Step 1:  Go to the first post in the thread and click the button Edit

Step 2:  Click in the Editscreen the button Go Advanced 

Step 3:  Change the value '(no prefix)' under 'Prefix' into '(Solved)' and click the button Save Changes


Step 1




Step 2



Step 3

----------


## TMS

I'm guessing this is becoming a source of frustration ... ;-)

----------


## Jacques Grobler

Hi All,

But what if the thread does not have the [SOLVED] option anymore?

----------


## romperstomper

Ask a moderator to do it for you.

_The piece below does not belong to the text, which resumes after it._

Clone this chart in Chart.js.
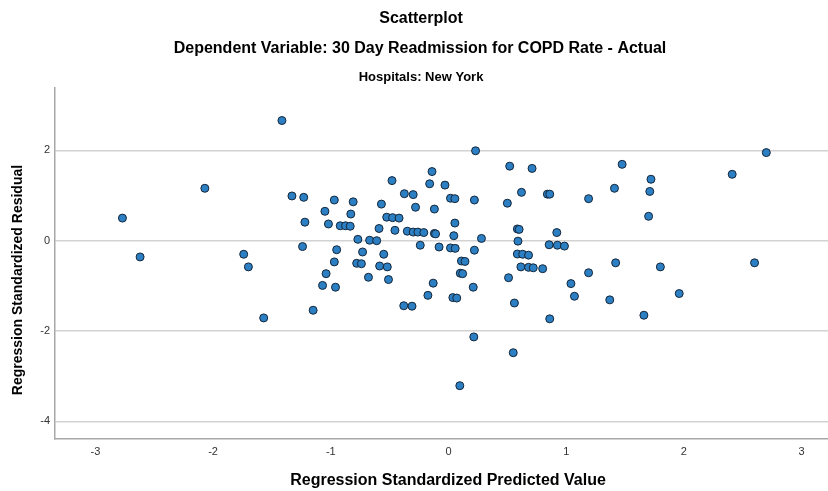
<!DOCTYPE html>
<html>
<head>
<meta charset="utf-8">
<script src="https://cdn.jsdelivr.net/npm/chart.js@4/dist/chart.umd.min.js"></script>
<style>
  html, body { margin: 0; padding: 0; background: #ffffff; }
  canvas { display: block; }
</style>
</head>
<body>
<canvas id="c" width="828" height="491"></canvas>
<script>
// ---- Data ----
const titleMain = "Scatterplot";
const titleDep = "Dependent Variable: 30 Day Readmission for COPD Rate - Actual";
const titleSub = "Hospitals: New York";
const xAxisTitle = "Regression Standardized Predicted Value";
const yAxisTitle = "Regression Standardized Residual";

const xTicks = [-3, -2, -1, 0, 1, 2, 3];
const yTicks = [2, 0, -2, -4];

const predicted = [
  -2.77, -2.62, -2.07, -1.74, -1.70, -1.57, -1.415, -1.33, -1.23, -1.22,
  -1.24, -1.15, -1.05, -1.02, -0.97, -0.92, -0.875, -0.835, -0.83, -0.81,
  -0.77, -0.67, -0.61, -0.57, -0.59, -0.525, -0.475, -0.42, -0.48, -0.455,
  -0.375, -0.30, -0.28, -0.35, -0.30, -0.26, -0.21, -0.14, -0.16, -0.03,
  -0.12, -0.12, -0.11, 0.017, 0.054, 0.054, 0.045, 0.23, 0.22, 0.28,
  0.52, 0.50, 0.62, 0.71, 0.84, 0.86, 0.585, 0.60, 0.59, 0.92,
  -0.95, -0.73, -0.55, -0.24, -0.08, 0.017, 0.057, 0.22, 0.855, 0.925,
  0.985, -0.97, -0.78, -0.74, -0.585, -0.52, 0.11, 0.14, 0.585, 0.63,
  0.68, 0.615, 0.68, 0.72, 0.80, -1.04, 0.10, 0.12, -0.68, -0.51,
  0.51, -1.07, -0.96, -0.13, 0.21, -0.175, 0.037, 0.07, 0.56, -0.38,
  -0.31, 0.86, 0.215, 0.55, 0.096, 2.70, 1.475, 2.41, 1.72, 1.41,
  1.71, 1.19, 1.70, 1.42, 1.80, 2.60, 1.19, 1.04, 1.07, 1.37,
  1.96, 1.66
];
const residual = [
  0.50, -0.36, 1.16, -0.30, -0.58, -1.71, 2.66, 0.99, 0.96, 0.41,
  -0.13, -1.54, 0.65, 0.37, 0.90, 0.33, 0.33, 0.32, 0.59, 0.86,
  0.03, 0.01, 0.00, 0.81, 0.27, 0.52, 0.51, 0.50, 1.33, 0.23,
  1.04, 1.02, 0.74, 0.21, 0.19, 0.19, 0.18, 1.53, 1.26, 1.23,
  0.70, 0.16, 0.15, 0.94, 0.93, 0.39, 0.11, 1.99, 0.90, 0.05,
  1.65, 0.83, 1.07, 1.60, 1.03, 1.03, 0.26, 0.25, -0.01, 0.18,
  -0.20, -0.25, -0.30, -0.10, -0.14, -0.16, -0.17, -0.21, -0.09, -0.10,
  -0.12, -0.47, -0.50, -0.51, -0.56, -0.58, -0.45, -0.46, -0.295, -0.30,
  -0.32, -0.58, -0.59, -0.60, -0.62, -0.73, -0.72, -0.73, -0.81, -0.86,
  -0.82, -0.99, -1.03, -0.94, -1.03, -1.21, -1.26, -1.27, -1.38, -1.44,
  -1.45, -1.73, -2.13, -2.48, -3.21, 1.95, 1.69, 1.47, 1.36, 1.16,
  1.09, 0.93, 0.54, -0.49, -0.58, -0.49, -0.71, -0.95, -1.23, -1.31,
  -1.17, -1.65
];

const points = predicted.map((x, i) => ({ x: x, y: residual[i] }));

const FONT = "'Liberation Sans', Arial, Helvetica, sans-serif";

const titlesPlugin = {
  id: 'titlesPlugin',
  afterDraw(chart) {
    const ctx = chart.ctx;
    ctx.save();
    ctx.fillStyle = '#000000';
    ctx.textAlign = 'center';
    ctx.textBaseline = 'middle';
    ctx.font = 'bold 16px ' + FONT;
    ctx.fillText(titleMain, 421, 19);
    ctx.fillText(titleDep, 420, 49);
    ctx.font = 'bold 13px ' + FONT;
    ctx.fillText(titleSub, 421, 77);
    ctx.font = 'bold 16px ' + FONT;
    ctx.fillText(xAxisTitle, 448, 481);
    ctx.translate(18, 280);
    ctx.rotate(-Math.PI / 2);
    ctx.font = 'bold 14px ' + FONT;
    ctx.fillText(yAxisTitle, 0, 0);
    ctx.restore();
  }
};

// Pin the plot area to the reference frame (left 55, top 88, right 828, bottom 439)
const areaPlugin = {
  id: 'areaPlugin',
  afterLayout(chart) {
    const L = 55, T = 88, R = 828, B = 439;
    const ca = chart.chartArea;
    ca.left = L; ca.right = R; ca.top = T; ca.bottom = B;
    ca.width = R - L; ca.height = B - T;
    const x = chart.scales.x, y = chart.scales.y;
    x.left = L; x.right = R; x.width = R - L;
    x.top = B; x.bottom = chart.height; x.height = chart.height - B;
    y.left = 0; y.right = L; y.width = L;
    y.top = T; y.bottom = B; y.height = B - T;
    x.configure(); y.configure();
    x._labelItems = null; y._labelItems = null;
    x._gridLineItems = null; y._gridLineItems = null;
  }
};

new Chart(document.getElementById('c'), {
  type: 'scatter',
  data: {
    datasets: [{
      label: 'Residuals',
      data: points,
      backgroundColor: '#2b7fc2',
      borderColor: '#14263a',
      borderWidth: 1,
      pointRadius: 4,
      pointHoverRadius: 4
    }]
  },
  options: {
    responsive: false,
    animation: false,
    layout: { padding: { top: 88, right: 0, left: 0, bottom: 0 } },
    plugins: {
      legend: { display: false },
      title: { display: false },
      tooltip: { enabled: false }
    },
    scales: {
      x: {
        type: 'linear',
        min: -3.343,
        max: 3.224,
        afterBuildTicks: (s) => { s.ticks = xTicks.map(v => ({ value: v })); },
        afterFit: (s) => { s.height = 52; },
        grid: { display: false, drawTicks: false },
        border: { display: true, color: '#a8a8a8', width: 1.5 },
        ticks: {
          padding: 6,
          color: '#333333',
          font: { family: FONT, size: 11 },
          maxRotation: 0,
          autoSkip: false
        }
      },
      y: {
        type: 'linear',
        min: -4.39,
        max: 3.38,
        afterBuildTicks: (s) => { s.ticks = yTicks.map(v => ({ value: v })); },
        afterFit: (s) => { s.width = 55; },
        grid: { display: true, color: '#d2d2d2', lineWidth: 1.5, drawTicks: false },
        border: { display: true, color: '#a8a8a8', width: 1.5 },
        ticks: {
          padding: 5,
          color: '#333333',
          font: { family: FONT, size: 11 },
          autoSkip: false
        }
      }
    }
  },
  plugins: [areaPlugin, titlesPlugin]
});
</script>
</body>
</html>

Did you have one in mind?

----------


## Jacques Grobler

Hi Romper,

Do I post in my thread that say, you should close it, or should I send you a message?

----------


## romperstomper

PM any moderator and they'll do it for you.

----------


## Jacques Grobler

Hi Romper,

Do I post in my thread that say, you should close it, or should I send you a message?

----------


## romperstomper

Um, I just answered that.  :Wink:

----------


## royUK

An OP can edit a thread for up to 48 hours from the first post, after that only a moderator can - so as Romperstomper says you need to PM a moderator

----------